____ Materials provided

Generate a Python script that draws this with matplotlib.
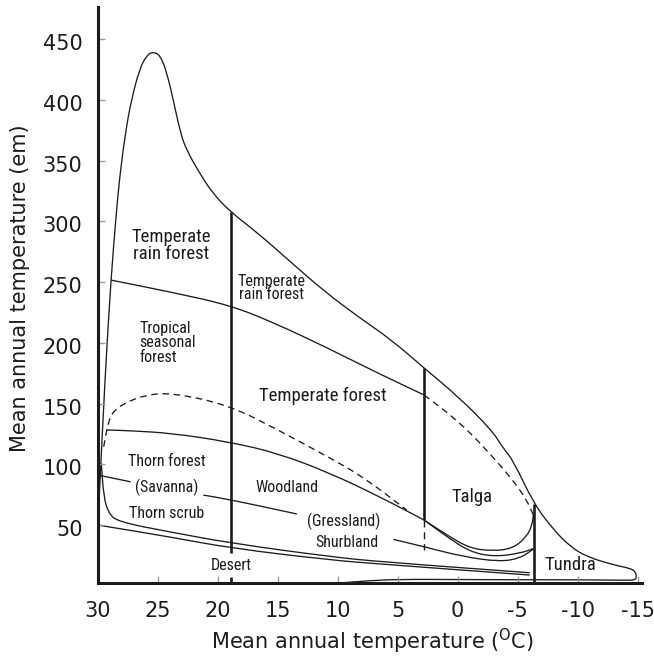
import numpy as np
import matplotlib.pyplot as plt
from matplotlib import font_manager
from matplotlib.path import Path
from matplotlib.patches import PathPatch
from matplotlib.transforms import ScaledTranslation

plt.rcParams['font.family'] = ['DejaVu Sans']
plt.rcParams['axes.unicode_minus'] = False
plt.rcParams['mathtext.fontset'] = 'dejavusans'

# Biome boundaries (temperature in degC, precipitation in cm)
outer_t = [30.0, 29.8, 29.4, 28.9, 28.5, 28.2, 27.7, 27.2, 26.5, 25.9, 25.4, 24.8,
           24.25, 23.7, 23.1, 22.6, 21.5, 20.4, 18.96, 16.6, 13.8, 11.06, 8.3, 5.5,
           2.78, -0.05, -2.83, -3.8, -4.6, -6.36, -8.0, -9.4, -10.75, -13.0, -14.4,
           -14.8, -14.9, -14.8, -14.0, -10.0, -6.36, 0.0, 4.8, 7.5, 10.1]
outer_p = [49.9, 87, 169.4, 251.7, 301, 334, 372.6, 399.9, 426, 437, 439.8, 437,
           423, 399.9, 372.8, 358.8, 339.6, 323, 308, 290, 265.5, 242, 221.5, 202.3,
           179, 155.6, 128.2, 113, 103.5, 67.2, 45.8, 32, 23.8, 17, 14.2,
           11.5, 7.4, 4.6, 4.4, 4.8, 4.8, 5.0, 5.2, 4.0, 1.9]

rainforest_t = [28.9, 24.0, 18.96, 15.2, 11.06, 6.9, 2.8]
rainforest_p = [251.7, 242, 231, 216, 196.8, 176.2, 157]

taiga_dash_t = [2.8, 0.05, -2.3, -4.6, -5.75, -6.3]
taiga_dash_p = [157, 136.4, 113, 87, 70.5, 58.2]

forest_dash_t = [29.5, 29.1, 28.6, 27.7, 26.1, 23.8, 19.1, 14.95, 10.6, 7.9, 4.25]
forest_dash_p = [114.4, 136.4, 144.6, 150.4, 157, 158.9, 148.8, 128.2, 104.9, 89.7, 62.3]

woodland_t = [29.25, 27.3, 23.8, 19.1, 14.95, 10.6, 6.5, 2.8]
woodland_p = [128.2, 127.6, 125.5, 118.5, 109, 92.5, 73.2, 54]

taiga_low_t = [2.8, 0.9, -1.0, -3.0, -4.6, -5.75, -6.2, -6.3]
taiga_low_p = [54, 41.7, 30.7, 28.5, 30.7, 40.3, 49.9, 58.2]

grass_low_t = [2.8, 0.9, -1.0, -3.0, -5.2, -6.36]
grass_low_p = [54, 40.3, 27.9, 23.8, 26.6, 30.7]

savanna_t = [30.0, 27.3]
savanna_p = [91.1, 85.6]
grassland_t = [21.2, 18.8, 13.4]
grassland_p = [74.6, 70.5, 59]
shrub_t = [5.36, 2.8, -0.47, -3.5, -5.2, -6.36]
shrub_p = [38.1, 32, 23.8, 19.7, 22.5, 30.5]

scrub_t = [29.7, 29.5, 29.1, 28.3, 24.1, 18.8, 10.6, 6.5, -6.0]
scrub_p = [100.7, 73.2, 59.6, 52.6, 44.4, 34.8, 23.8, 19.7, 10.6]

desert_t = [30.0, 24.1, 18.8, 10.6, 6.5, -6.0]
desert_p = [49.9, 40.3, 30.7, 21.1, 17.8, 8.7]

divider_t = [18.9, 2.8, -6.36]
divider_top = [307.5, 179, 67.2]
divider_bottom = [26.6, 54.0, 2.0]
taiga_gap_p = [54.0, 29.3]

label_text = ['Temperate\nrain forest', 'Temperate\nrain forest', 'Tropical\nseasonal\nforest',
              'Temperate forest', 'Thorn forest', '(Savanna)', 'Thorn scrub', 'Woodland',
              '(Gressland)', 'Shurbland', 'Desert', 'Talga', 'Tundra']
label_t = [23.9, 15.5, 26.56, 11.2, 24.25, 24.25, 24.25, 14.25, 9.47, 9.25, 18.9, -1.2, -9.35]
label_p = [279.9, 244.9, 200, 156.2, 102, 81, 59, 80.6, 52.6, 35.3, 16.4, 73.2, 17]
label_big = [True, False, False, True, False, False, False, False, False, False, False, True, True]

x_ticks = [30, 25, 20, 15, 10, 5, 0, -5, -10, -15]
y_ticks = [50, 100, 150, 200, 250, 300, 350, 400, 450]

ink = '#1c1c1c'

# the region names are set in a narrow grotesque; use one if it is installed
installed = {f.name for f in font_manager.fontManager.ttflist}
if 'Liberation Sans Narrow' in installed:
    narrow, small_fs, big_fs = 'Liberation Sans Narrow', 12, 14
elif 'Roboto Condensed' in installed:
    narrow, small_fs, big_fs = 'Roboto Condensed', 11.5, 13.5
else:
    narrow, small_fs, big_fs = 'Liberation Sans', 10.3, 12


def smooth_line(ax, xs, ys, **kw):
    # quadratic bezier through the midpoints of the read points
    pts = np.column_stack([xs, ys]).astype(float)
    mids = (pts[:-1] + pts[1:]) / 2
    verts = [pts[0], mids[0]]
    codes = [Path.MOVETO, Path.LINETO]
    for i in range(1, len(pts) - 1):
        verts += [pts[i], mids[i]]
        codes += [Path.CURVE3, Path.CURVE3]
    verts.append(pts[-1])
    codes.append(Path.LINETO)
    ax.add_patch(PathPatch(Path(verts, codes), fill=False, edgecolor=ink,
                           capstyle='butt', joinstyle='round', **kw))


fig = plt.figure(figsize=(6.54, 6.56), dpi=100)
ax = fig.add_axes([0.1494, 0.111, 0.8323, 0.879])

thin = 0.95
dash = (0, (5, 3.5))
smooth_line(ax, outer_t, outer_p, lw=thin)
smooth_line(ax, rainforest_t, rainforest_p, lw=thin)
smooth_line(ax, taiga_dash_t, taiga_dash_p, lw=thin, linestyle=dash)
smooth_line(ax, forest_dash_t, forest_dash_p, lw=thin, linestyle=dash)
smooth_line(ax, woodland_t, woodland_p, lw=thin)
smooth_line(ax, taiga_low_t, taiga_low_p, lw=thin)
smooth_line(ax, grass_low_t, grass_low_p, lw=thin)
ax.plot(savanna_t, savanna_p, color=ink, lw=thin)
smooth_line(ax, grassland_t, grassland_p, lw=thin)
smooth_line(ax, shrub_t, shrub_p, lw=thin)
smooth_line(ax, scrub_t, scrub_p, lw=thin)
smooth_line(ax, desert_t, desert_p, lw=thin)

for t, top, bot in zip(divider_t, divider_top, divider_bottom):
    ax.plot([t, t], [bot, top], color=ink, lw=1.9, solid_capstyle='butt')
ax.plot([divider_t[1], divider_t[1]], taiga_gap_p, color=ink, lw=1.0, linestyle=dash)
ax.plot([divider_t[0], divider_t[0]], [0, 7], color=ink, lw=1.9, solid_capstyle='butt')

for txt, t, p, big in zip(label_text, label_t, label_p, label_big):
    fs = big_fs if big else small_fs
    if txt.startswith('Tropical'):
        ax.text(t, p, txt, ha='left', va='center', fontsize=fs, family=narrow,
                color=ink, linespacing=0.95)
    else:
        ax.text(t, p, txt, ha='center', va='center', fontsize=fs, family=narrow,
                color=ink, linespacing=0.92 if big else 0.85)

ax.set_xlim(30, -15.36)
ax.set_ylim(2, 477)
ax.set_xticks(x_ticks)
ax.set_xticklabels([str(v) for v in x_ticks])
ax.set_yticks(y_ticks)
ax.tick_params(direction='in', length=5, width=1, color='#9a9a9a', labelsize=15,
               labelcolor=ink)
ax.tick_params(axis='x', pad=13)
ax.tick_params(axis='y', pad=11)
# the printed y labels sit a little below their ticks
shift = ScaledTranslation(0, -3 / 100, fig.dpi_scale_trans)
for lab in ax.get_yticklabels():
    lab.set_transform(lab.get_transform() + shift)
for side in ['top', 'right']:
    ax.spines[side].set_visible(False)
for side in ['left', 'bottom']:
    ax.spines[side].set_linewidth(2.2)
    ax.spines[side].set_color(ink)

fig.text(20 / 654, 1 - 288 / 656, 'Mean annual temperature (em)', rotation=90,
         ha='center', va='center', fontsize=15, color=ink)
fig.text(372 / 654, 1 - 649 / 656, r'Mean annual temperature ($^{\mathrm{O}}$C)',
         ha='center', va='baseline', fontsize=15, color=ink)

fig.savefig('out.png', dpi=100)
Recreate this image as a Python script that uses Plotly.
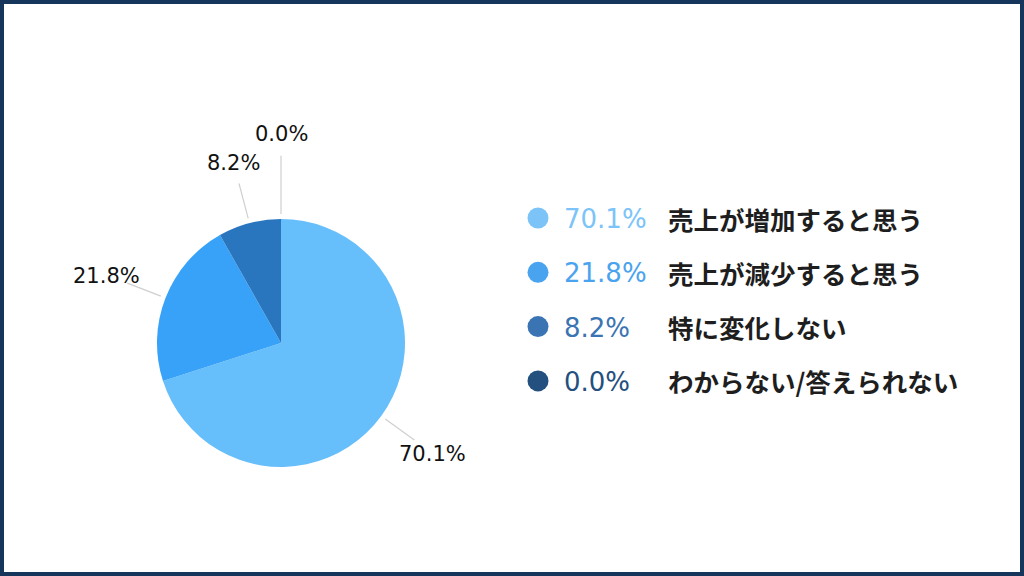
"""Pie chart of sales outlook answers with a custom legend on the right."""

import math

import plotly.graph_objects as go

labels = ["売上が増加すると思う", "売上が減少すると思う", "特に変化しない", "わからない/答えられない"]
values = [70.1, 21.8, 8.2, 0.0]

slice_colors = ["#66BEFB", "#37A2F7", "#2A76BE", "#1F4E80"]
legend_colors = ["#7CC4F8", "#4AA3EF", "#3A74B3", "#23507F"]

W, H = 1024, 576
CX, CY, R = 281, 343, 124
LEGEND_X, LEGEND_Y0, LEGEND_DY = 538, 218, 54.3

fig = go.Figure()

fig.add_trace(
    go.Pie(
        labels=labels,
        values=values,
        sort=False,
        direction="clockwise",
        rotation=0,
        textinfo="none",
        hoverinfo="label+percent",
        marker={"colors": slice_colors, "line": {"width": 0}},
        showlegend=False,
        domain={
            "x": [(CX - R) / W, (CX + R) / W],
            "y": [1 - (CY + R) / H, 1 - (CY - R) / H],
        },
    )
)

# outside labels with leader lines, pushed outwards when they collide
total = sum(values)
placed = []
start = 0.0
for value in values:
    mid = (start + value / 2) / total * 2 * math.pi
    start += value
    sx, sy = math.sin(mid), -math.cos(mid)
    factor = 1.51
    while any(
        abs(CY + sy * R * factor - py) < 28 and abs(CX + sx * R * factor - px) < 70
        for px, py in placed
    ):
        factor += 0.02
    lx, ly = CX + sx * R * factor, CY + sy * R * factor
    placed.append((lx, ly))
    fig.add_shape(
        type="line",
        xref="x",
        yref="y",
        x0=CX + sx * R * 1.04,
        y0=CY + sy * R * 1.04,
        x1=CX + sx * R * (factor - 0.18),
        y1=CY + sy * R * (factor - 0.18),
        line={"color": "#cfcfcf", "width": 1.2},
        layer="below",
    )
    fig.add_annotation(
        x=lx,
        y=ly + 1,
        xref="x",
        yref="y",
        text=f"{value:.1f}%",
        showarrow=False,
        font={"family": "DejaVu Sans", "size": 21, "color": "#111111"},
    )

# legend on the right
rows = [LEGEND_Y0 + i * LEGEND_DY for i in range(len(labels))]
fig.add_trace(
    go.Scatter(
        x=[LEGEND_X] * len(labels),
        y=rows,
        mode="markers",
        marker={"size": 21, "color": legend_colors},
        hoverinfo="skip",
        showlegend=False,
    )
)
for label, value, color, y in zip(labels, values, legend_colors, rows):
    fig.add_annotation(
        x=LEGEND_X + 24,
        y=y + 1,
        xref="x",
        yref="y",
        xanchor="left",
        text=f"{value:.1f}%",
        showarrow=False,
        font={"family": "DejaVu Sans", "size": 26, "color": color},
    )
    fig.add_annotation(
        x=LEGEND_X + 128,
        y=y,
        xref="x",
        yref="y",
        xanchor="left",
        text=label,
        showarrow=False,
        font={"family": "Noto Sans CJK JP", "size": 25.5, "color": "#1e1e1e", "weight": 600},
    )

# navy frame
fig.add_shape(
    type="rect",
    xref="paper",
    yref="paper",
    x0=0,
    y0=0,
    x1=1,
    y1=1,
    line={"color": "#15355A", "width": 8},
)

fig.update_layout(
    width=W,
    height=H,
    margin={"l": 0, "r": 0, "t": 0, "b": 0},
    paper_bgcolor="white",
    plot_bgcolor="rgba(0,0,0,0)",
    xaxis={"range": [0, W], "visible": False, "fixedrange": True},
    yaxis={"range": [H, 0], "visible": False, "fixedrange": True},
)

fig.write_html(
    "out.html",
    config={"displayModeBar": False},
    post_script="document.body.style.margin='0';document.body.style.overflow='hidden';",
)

________

_Work instructions_.
Pictures are not part of the copy. Write out only the lines from the one containing "Recreate this image" through the one containing "fig = go.Figure()", exactly as they stand, both included.

_Answer in full_.
Recreate this image as a Python script that uses Plotly.
"""Pie chart of sales outlook answers with a custom legend on the right."""

import math

import plotly.graph_objects as go

labels = ["売上が増加すると思う", "売上が減少すると思う", "特に変化しない", "わからない/答えられない"]
values = [70.1, 21.8, 8.2, 0.0]

slice_colors = ["#66BEFB", "#37A2F7", "#2A76BE", "#1F4E80"]
legend_colors = ["#7CC4F8", "#4AA3EF", "#3A74B3", "#23507F"]

W, H = 1024, 576
CX, CY, R = 281, 343, 124
LEGEND_X, LEGEND_Y0, LEGEND_DY = 538, 218, 54.3

fig = go.Figure()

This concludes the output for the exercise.